Kine Weekly wrote: "The players work hard, but uneven direction prevents them from ironing typical quota earmarks out of its script. ... The picture tries to thrill at the expense of the Law, but fails. Kieron Moore leaves nothing to chance as Frank, Jane Griffiths meets emotional demands as Judy, and Basil Dignam puts on a bold front as the well-meaning if unethical Davitt, but its conscientious cast is wasted on cheap pulp fiction. It'll leave the majority cold and incredulous."

Picturegoer wrote: "The strain on the onlooker's credulity reaches breaking point some time before the end. Ropey, to say the least."

The Daily Film Renter wrote: "Economically made, this product tells its story straightforwardly and keeps the pace moving so that it holds the attention. Performances are reasonably convincing throughout, if at times, the circumstances seem unlikely!

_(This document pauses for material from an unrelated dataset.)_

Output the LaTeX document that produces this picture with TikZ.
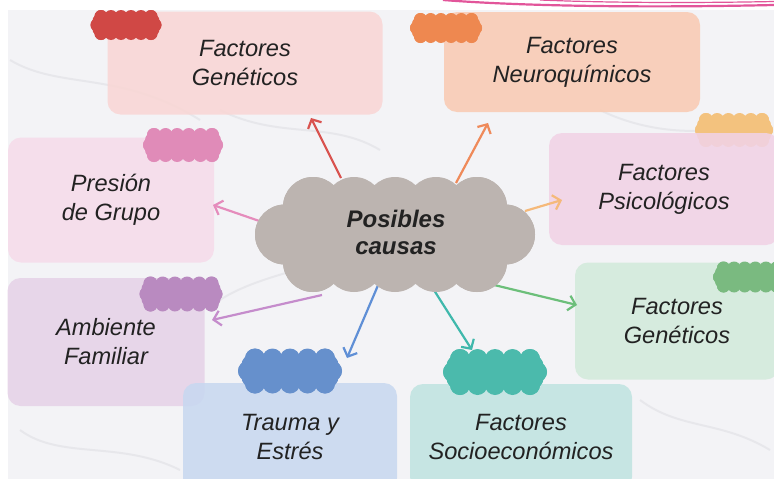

A useful and reliable booking for program-building in not-too-sophisticated situations."

Chibnall and McFarlane wrote that the film "makes good use of varied settings. ... The courtroom scene is quite inventively done with music and dissolves from face to face but no spoken words."

In British Sound Films: The Studio Years 1928–1959 David Quinlan rated the film as "poor", calling it "dreary and ridiculous."